▶ DO THIS: Select and reproduce each line of the listing below that bears the string "with".

▶ ENTRIES:
►

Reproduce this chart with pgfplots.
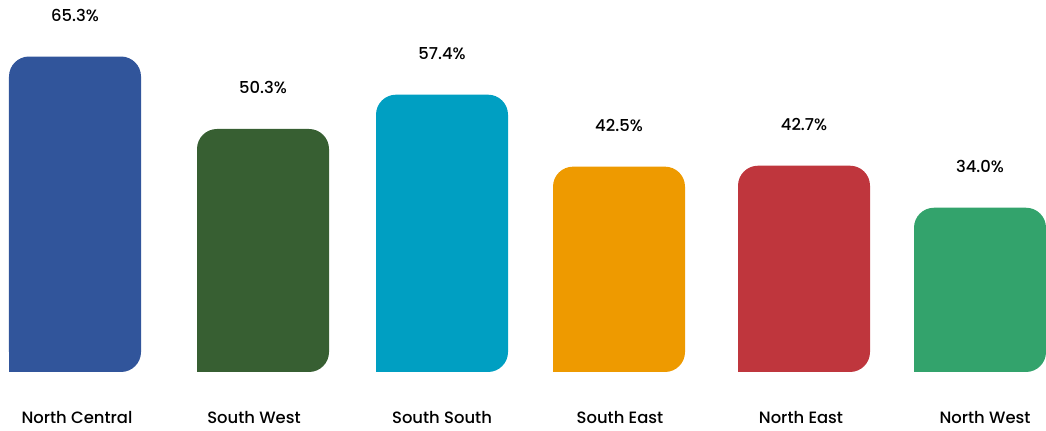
\documentclass[border=0pt]{standalone}
\usepackage{pgfplots}
\pgfplotsset{compat=1.18}
\usepackage{fontspec}
\setmainfont{Poppins}[UprightFont=* Medium]
\definecolor{cNC}{RGB}{49,85,155}
\definecolor{cSW}{RGB}{55,95,50}
\definecolor{cSS}{RGB}{0,159,194}
\definecolor{cSE}{RGB}{238,154,0}
\definecolor{cNE}{RGB}{191,54,61}
\definecolor{cNW}{RGB}{51,163,108}
\newcommand{\regionbar}[3]{%
  \addplot[fill=#1, draw=none, rounded corners=10pt, bar width=66pt, bar shift=0pt,
    nodes near coords={\pgfmathprintnumber[fixed,fixed zerofill,precision=1,assume math mode=true]{\pgfplotspointmeta}\%},
    every node near coord/.append style={font=\fontsize{8.2}{10}\selectfont, text=black, anchor=south, yshift=14pt}]
    coordinates {(#2,#3)};
  \addplot[fill=#1, draw=none, bar width=10pt, bar shift=-28pt] coordinates {(#2,5)};
}
\begin{document}
\begin{tikzpicture}
\begin{axis}[
  scale only axis, width=523pt, height=186pt,
  xmin=0, xmax=1046, ymin=0, ymax=77,
  ybar, clip=false,
  axis lines*=left, axis line style={draw=none},
  tick style={draw=none}, ytick=\empty,
  xtick={77,254,442,620,801,985},
  xticklabels={North Central,South West,South South,South East,North East,North West},
  xticklabel style={font=\fontsize{8.2}{10}\selectfont, anchor=center, yshift=-18.5pt},
]
\regionbar{cNC}{75}{65.3}
\regionbar{cSW}{263}{50.3}
\regionbar{cSS}{442}{57.4}
\regionbar{cSE}{619}{42.5}
\regionbar{cNE}{804}{42.7}
\regionbar{cNW}{980}{34.0}
\end{axis}
\path (current axis.south west) ++(0,-29pt);
\end{tikzpicture}
\end{document}
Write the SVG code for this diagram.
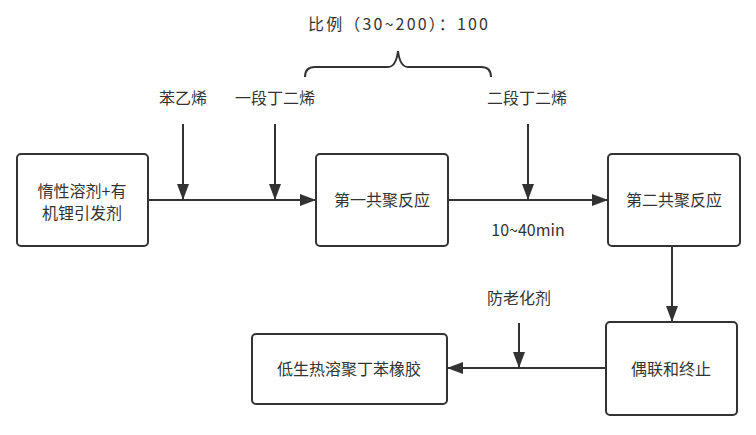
<svg xmlns="http://www.w3.org/2000/svg" width="756" height="435" viewBox="0 0 756 435">
<style>
.box{fill:#fff;stroke:#333;stroke-width:2}
.ln{fill:none;stroke:#333;stroke-width:2}
text{font-family:"Noto Sans CJK SC","Liberation Sans",sans-serif;font-size:16px;fill:#333;text-anchor:middle}
</style>
<defs>
<marker id="ah" viewBox="0 0 16 12" refX="16" refY="6" markerWidth="16" markerHeight="12" markerUnits="userSpaceOnUse" orient="auto">
<path d="M0,0 L16,6 L0,12 Z" fill="#333"/>
</marker>
</defs>
<rect width="756" height="435" fill="#fff"/>
<g id="connectors">
<line class="ln" x1="148" y1="200" x2="316" y2="200" marker-end="url(#ah)"/>
<line class="ln" x1="183" y1="124" x2="183" y2="200" marker-end="url(#ah)"/>
<line class="ln" x1="275" y1="124" x2="275" y2="200" marker-end="url(#ah)"/>
<line class="ln" x1="448" y1="200" x2="608" y2="200" marker-end="url(#ah)"/>
<line class="ln" x1="528" y1="124" x2="528" y2="200" marker-end="url(#ah)"/>
<line class="ln" x1="672" y1="247" x2="672" y2="322" marker-end="url(#ah)"/>
<line class="ln" x1="606" y1="368" x2="447" y2="368" marker-end="url(#ah)"/>
<line class="ln" x1="519" y1="323" x2="519" y2="368" marker-end="url(#ah)"/>
</g>
<g id="brace">
<path class="ln" d="M305,77 Q305,67 315,67 L388,67 Q396,67 398,51 Q400,67 408,67 L481,67 Q491,67 491,77"/>
<text x="398" y="30" textLength="180" lengthAdjust="spacing">比例（30~200）：100</text>
</g>
<g id="labels">
<text x="183" y="104">苯乙烯</text>
<text x="275" y="104">一段丁二烯</text>
<text x="527" y="104">二段丁二烯</text>
<text x="528" y="236">10~40min</text>
<text x="519" y="304">防老化剂</text>
</g>
<g id="n1">
<rect class="box" x="17" y="154" width="131" height="92" rx="4"/>
<text x="82" y="197">惰性溶剂+有</text>
<text x="82" y="219">机锂引发剂</text>
</g>
<g id="n2">
<rect class="box" x="316" y="154" width="132" height="92" rx="4"/>
<text x="382" y="206">第一共聚反应</text>
</g>
<g id="n3">
<rect class="box" x="608" y="154" width="132" height="92" rx="4"/>
<text x="674" y="206">第二共聚反应</text>
</g>
<g id="n4">
<rect class="box" x="606" y="322" width="131" height="93" rx="4"/>
<text x="671" y="375">偶联和终止</text>
</g>
<g id="n5">
<rect class="box" x="252" y="334" width="195" height="70" rx="4"/>
<text x="349" y="375">低生热溶聚丁苯橡胶</text>
</g>
</svg>
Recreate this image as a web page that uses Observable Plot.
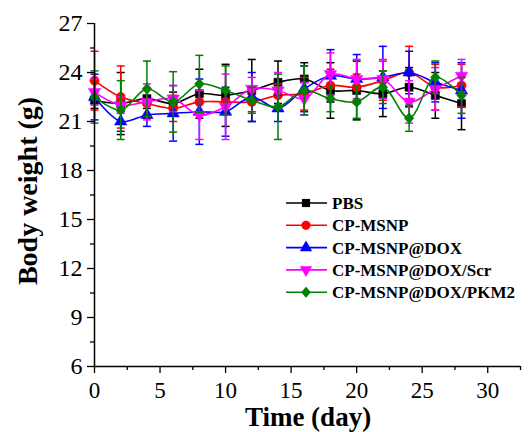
<!DOCTYPE html>
<html><head><meta charset="utf-8">
<script src="https://cdn.jsdelivr.net/npm/d3@7"></script>
<script src="https://cdn.jsdelivr.net/npm/@observablehq/plot@0.6"></script>
<style>body{margin:0;background:#fff} #chart svg{display:block}</style>
</head><body><div id="chart"></div>
<script>
const days = [0, 2, 4, 6, 8, 10, 12, 14, 16, 18, 20, 22, 24, 26, 28];
const seriesNames = ["PBS", "CP-MSNP", "CP-MSNP@DOX", "CP-MSNP@DOX/Scr", "CP-MSNP@DOX/PKM2"];
const seriesColors = ["#000000", "#ff0000", "#0000ff", "#ff00ff", "#008000"];

const pbs      = [22.3, 22.1, 22.4, 22.1, 22.7, 22.6, 22.9, 23.4, 23.6, 22.9, 22.9, 22.7, 23.1, 22.6, 22.1];
const pbsErr   = [0.5, 1.9, 0.6, 0.7, 1.5, 1.9, 1.9, 1.3, 1.0, 1.7, 1.8, 1.4, 1.2, 1.4, 1.6];
const msnp     = [23.5, 22.5, 22.1, 21.8, 22.2, 22.2, 22.2, 22.6, 22.7, 23.2, 23.1, 23.5, 24.0, 23.1, 23.2];
const msnpErr  = [1.8, 1.9, 0.9, 0.8, 0.7, 0.7, 0.6, 0.7, 1.0, 1.0, 0.8, 1.2, 1.6, 1.4, 1.3];
const dox      = [22.5, 21.0, 21.4, 21.5, 21.6, 21.6, 22.5, 21.8, 23.0, 23.8, 23.6, 23.7, 24.0, 23.4, 22.9];
const doxErr   = [1.4, 0.6, 0.7, 1.7, 2.0, 1.5, 1.5, 0.8, 1.4, 1.6, 1.5, 1.9, 1.3, 1.2, 1.7];
const scr      = [22.8, 22.0, 22.2, 22.4, 21.4, 21.9, 23.0, 22.9, 22.4, 23.9, 23.6, 23.6, 22.2, 23.0, 23.8];
const scrErr   = [0.8, 0.5, 1.1, 0.8, 1.5, 2.0, 0.7, 1.1, 1.0, 1.3, 1.2, 1.2, 1.3, 1.3, 1.0];
const pkm2     = [22.5, 21.7, 23.0, 22.2, 23.3, 22.9, 22.3, 21.9, 22.9, 22.4, 22.2, 23.1, 21.2, 23.7, 22.6];
const pkm2Err  = [1.6, 1.8, 1.7, 1.85, 1.75, 1.5, 0.8, 2.0, 1.5, 0.8, 1.0, 1.0, 0.8, 1.0, 1.1];

const xTicks = [0, 5, 10, 15, 20, 25, 30];
const xMinor = [2.5, 7.5, 12.5, 17.5, 22.5, 27.5, 32.5];
const yTicks = [6, 9, 12, 15, 18, 21, 24, 27];
const yMinor = [7.5, 10.5, 13.5, 16.5, 19.5, 22.5, 25.5];
const xTitle = "Time (day)";
const yTitle = "Body weight (g)";

const values = [pbs, msnp, dox, scr, pkm2];
const errors = [pbsErr, msnpErr, doxErr, scrErr, pkm2Err];

const triDown = {draw(ctx, size) {
  const y = -Math.sqrt(size / (Math.sqrt(3) * 3));
  ctx.moveTo(0, -y * 2);
  ctx.lineTo(-Math.sqrt(3) * y, y);
  ctx.lineTo(Math.sqrt(3) * y, y);
  ctx.closePath();
}};
const diamondSym = {draw(ctx, size) {
  const w = Math.sqrt(size / Math.PI) * 1.05, h = w * 1.15;
  ctx.moveTo(0, -h); ctx.lineTo(w, 0); ctx.lineTo(0, h); ctx.lineTo(-w, 0); ctx.closePath();
}};
const capSym = {draw(ctx, size) {
  const w = Math.sqrt(size / Math.PI);
  ctx.moveTo(-w, 0); ctx.lineTo(w, 0);
}};
const symbols = ["square", "circle", "triangle", triDown, diamondSym];
const d3Symbols = [d3.symbolSquare, d3.symbolCircle, d3.symbolTriangle, triDown, diamondSym];

const marks = [];
seriesNames.forEach((name, i) => {
  const rows = days.map((d, j) => ({day: d, v: values[i][j], e: errors[i][j], series: name}));
  const c = seriesColors[i];
  marks.push(Plot.ruleX(rows, {x: "day", y1: d => d.v - d.e, y2: d => d.v + d.e, stroke: c, strokeWidth: 1.5}));
  marks.push(Plot.dot(rows, {x: "day", y: d => d.v + d.e, symbol: capSym, r: 4, stroke: c, fill: "none", strokeWidth: 1.5}));
  marks.push(Plot.dot(rows, {x: "day", y: d => d.v - d.e, symbol: capSym, r: 4, stroke: c, fill: "none", strokeWidth: 1.5}));
  marks.push(Plot.line(rows, {x: "day", y: "v", stroke: c, strokeWidth: 1.6, curve: "catmull-rom"}));
  marks.push(Plot.dot(rows, {x: "day", y: "v", symbol: symbols[i], r: 4.6, fill: c, stroke: c, strokeWidth: 0.5}));
});

const plot = Plot.plot({
  width: 528, height: 432,
  marginLeft: 94, marginRight: 8, marginTop: 23, marginBottom: 66,
  x: {domain: [0, 32.5], label: null},
  y: {domain: [6, 27], label: null},
  style: {fontFamily: "'Liberation Serif', serif", color: "#000", background: "#fff"},
  marks: [
    Plot.axisX(xTicks, {tickSize: 7, tickPadding: 8, fontSize: 23, label: null, strokeWidth: 1.3}),
    Plot.axisX(xMinor, {tickSize: 4, tickFormat: () => "", label: null, strokeWidth: 1.3}),
    Plot.axisY(yTicks, {tickSize: 7, tickPadding: 5, fontSize: 24, label: null, strokeWidth: 1.3}),
    Plot.axisY(yMinor, {tickSize: 4, tickFormat: () => "", label: null, strokeWidth: 1.3}),
    ...marks,
    Plot.ruleY([6], {strokeWidth: 1.5}),
    Plot.ruleX([0], {strokeWidth: 1.5})
  ]
});
document.getElementById("chart").appendChild(plot);

const svg = d3.select(plot);
svg.append("text")
  .attr("x", 308).attr("y", 426)
  .attr("text-anchor", "middle")
  .attr("font-family", "'Liberation Serif', serif")
  .attr("font-weight", "bold").attr("font-size", 27)
  .text(xTitle);
svg.append("text")
  .attr("transform", "translate(37,191) rotate(-90)")
  .attr("text-anchor", "middle")
  .attr("font-family", "'Liberation Serif', serif")
  .attr("font-weight", "bold").attr("font-size", 28)
  .text(yTitle);

const leg = svg.append("g");
seriesNames.forEach((name, i) => {
  const y = 203 + i * 22.3;
  const g = leg.append("g").attr("transform", `translate(0,${y})`);
  g.append("line").attr("x1", 286).attr("x2", 327).attr("y1", 0).attr("y2", 0)
    .attr("stroke", seriesColors[i]).attr("stroke-width", 1.6);
  const rr = 4.6;
  g.append("path").attr("transform", "translate(306,0)")
    .attr("d", d3.symbol(d3Symbols[i], Math.PI * rr * rr)())
    .attr("fill", seriesColors[i]);
  g.append("text").attr("x", 332).attr("y", 0).attr("dy", "0.35em")
    .attr("text-anchor", "start")
    .attr("font-family", "'Liberation Serif', serif")
    .attr("font-weight", "bold").attr("font-size", 17)
    .text(name);
});
</script>
</body></html>
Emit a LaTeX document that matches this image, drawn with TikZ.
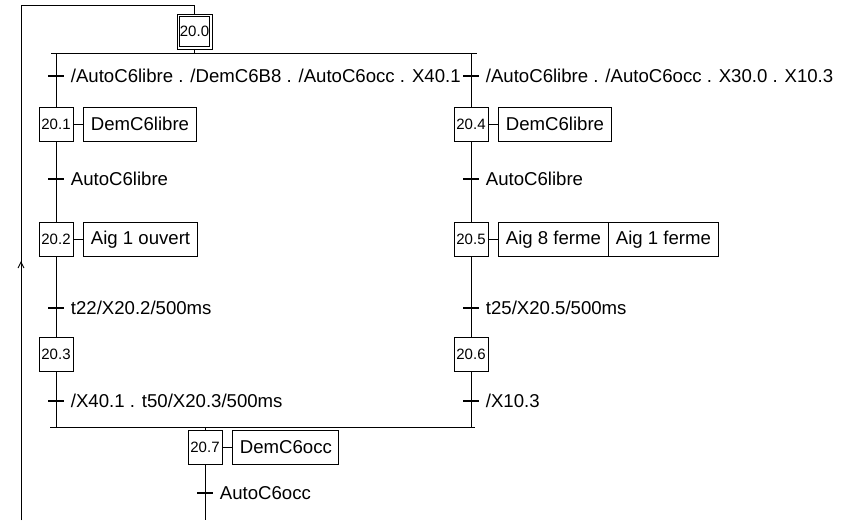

◄

▶ ANSWER TO THIS TASK:
Reproduce this chart with pgfplots.
Emit a LaTeX document that matches this image, drawn with TikZ.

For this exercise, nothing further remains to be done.